Pioneering companies have taken a leading role in their sectors by changing their business models, reducing their environmental footprint and increasing their positive social impact.
The Financial industry has also accelerated these trends by financing sustainable business plans and driving profitable growth. Investors (Asset Managers, Pension Funds) have made bold commitments to ensure their investments follow this direction.
As a result, a new financial asset class has emerged: Socially Responsible Investing (SRI). This segment development has been originally fueled by the Green Bonds, typically used by companies to finance their green projects (renewable energies, water sanitisation, etc…)

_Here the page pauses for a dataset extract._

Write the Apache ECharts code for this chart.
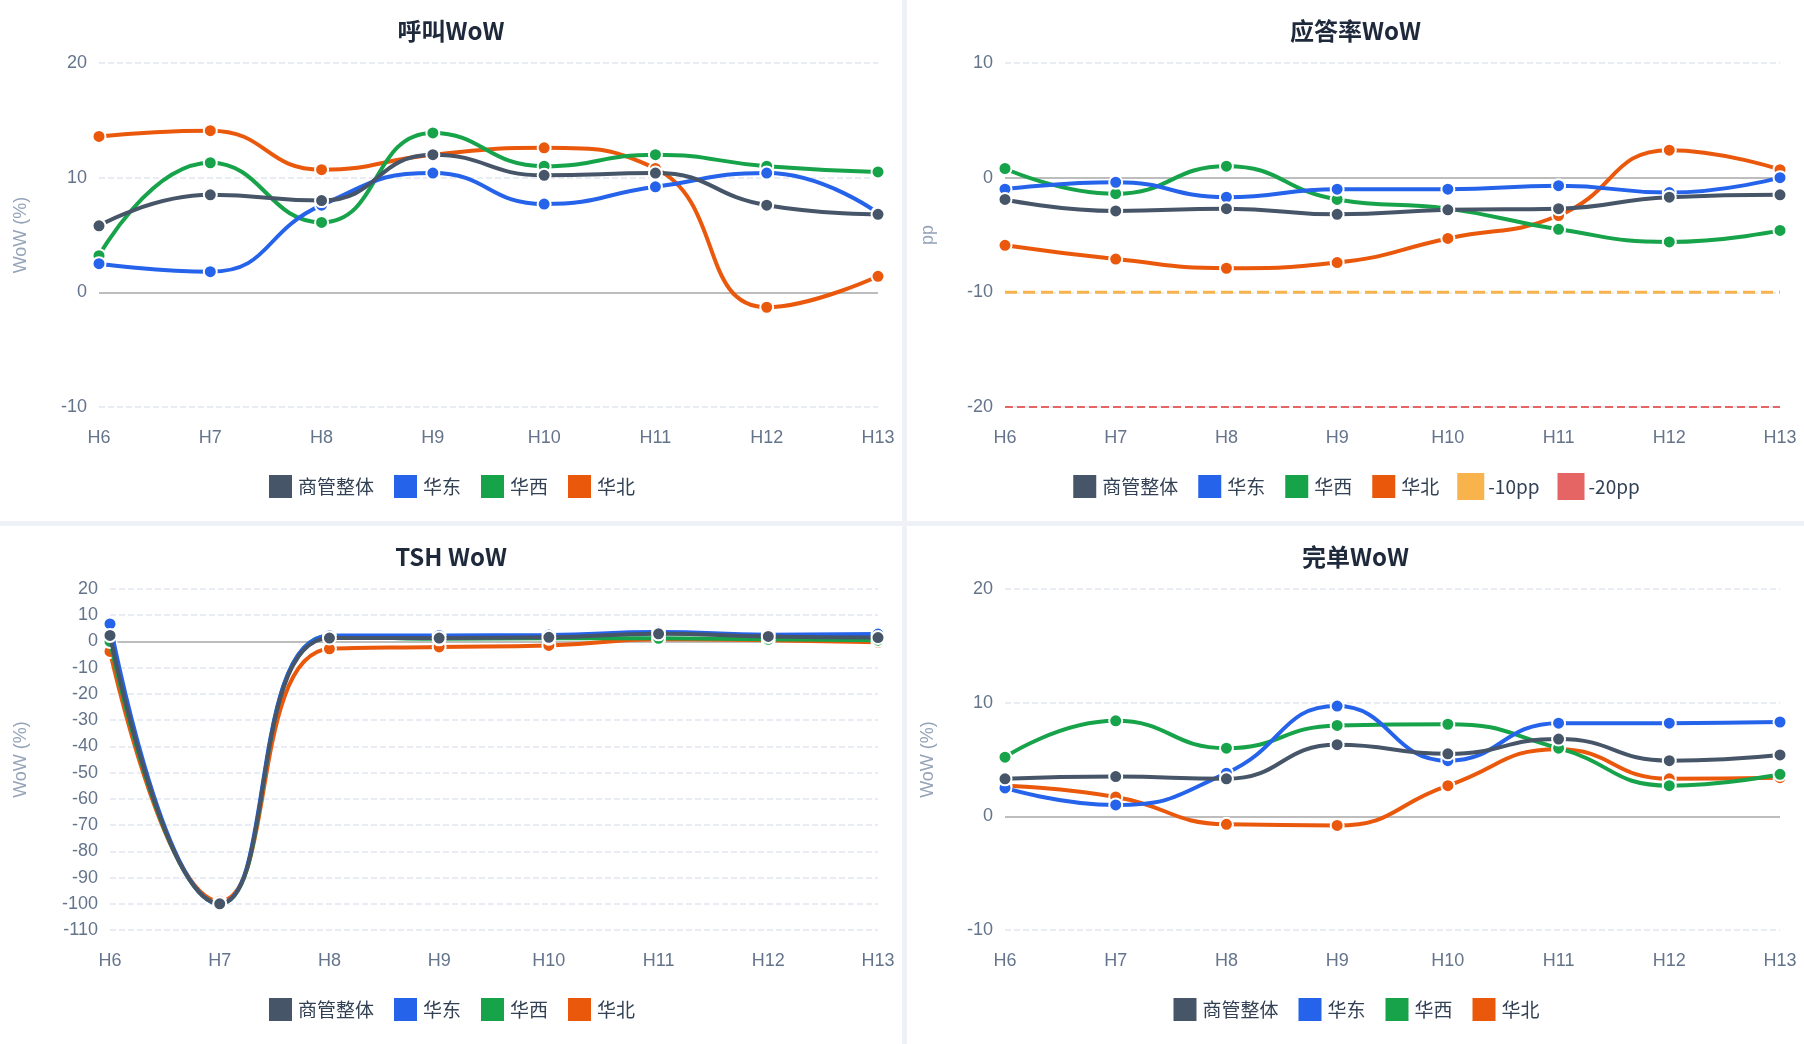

Today, SRI has become a mainstream way for investors to channel capital towards climate action, and corporates are quickly turning to them to fund the transformation of their businesses. SRI assets under management have reached a new high of over $1tn, and ESG-focused investment attracted net inflows of over $70bn globally between April and June 2020 alone.

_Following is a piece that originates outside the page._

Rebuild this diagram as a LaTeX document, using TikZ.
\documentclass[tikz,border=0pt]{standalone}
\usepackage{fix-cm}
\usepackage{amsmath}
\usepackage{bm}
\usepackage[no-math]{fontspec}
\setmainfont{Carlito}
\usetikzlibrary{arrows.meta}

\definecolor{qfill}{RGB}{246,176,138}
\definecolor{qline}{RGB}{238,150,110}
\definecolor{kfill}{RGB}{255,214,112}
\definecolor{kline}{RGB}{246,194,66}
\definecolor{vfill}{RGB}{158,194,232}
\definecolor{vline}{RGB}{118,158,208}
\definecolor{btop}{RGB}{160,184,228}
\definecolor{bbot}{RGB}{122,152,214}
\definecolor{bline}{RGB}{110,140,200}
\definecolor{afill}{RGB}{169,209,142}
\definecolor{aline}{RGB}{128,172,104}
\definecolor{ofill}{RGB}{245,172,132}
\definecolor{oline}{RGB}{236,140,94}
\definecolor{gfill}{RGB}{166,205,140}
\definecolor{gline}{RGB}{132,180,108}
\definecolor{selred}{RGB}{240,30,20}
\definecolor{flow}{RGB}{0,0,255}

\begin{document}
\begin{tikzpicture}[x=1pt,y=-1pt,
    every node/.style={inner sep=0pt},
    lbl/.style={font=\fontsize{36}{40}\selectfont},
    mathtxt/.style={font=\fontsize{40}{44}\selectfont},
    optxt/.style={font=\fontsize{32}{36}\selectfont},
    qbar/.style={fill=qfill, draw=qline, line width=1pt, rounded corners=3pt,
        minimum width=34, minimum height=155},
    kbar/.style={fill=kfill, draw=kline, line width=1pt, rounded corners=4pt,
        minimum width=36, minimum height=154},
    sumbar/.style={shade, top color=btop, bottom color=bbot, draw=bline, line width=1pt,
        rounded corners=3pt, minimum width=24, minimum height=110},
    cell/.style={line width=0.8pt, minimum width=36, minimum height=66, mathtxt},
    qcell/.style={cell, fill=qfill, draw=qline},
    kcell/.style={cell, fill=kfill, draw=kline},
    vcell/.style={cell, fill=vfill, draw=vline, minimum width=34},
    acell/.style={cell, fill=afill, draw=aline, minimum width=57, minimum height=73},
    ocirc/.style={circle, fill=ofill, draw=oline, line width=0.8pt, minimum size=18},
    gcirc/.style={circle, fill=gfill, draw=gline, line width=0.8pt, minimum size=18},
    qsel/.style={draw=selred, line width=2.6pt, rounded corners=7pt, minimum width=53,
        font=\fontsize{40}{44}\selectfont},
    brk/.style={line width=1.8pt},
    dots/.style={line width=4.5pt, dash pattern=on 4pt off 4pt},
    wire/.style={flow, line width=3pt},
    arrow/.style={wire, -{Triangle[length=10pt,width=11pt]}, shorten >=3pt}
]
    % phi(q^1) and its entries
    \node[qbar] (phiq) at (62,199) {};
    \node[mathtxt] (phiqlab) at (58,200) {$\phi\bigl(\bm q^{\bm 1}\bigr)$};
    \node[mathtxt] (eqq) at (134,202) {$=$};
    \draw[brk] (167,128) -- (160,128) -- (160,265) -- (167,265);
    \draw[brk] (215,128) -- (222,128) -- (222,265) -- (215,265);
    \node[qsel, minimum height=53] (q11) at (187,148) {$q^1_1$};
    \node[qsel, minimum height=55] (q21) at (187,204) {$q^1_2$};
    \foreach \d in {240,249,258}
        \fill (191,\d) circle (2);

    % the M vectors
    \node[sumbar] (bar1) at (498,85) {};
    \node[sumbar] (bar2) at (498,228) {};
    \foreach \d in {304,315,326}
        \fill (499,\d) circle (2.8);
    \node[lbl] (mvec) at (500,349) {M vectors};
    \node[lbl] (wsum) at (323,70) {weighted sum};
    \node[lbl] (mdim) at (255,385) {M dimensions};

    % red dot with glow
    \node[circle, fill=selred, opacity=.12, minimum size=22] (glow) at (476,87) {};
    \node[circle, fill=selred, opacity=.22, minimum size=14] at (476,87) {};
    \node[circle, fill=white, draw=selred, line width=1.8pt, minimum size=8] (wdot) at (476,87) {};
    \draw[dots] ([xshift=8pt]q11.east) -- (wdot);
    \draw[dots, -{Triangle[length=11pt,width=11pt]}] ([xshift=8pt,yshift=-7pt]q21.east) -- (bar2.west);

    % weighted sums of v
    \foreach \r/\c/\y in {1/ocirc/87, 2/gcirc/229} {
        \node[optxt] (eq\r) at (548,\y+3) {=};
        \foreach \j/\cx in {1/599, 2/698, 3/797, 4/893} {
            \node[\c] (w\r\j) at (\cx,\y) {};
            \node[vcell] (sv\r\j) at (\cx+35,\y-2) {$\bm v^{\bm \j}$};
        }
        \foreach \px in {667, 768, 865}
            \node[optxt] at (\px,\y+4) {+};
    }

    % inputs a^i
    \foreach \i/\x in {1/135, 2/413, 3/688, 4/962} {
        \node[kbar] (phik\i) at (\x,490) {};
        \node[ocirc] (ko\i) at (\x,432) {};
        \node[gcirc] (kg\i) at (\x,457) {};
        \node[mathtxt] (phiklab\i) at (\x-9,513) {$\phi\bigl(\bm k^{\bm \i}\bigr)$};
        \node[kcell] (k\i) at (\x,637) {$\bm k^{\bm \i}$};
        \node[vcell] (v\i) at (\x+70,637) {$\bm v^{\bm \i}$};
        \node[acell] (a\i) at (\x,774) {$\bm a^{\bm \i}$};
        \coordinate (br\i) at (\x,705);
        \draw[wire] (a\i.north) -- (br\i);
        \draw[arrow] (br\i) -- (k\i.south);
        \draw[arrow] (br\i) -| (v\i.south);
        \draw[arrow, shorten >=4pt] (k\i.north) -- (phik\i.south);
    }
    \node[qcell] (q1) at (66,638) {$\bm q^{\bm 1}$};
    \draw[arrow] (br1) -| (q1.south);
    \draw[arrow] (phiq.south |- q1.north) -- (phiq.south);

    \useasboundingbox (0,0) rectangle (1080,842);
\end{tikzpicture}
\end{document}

More recently, transition towards a low carbon economy has also been financed by the newly emerging Sustainability-Linked Bonds (SLBs), which can be customized to the specific needs of the different sectors. Channelling the notion of ‘what gets measured gets managed’, SLBs bring scientific and trackable metrics to accelerate the decarbonisation of issuers’ business models. Investors like the transparency of bonds structured on science based targets, as evidenced by consistent oversubscription. CHANEL – the prominent luxury company – has demonstrated its leadership in the SRI space by pioneering €600m sustainability-linked bonds in September 2020.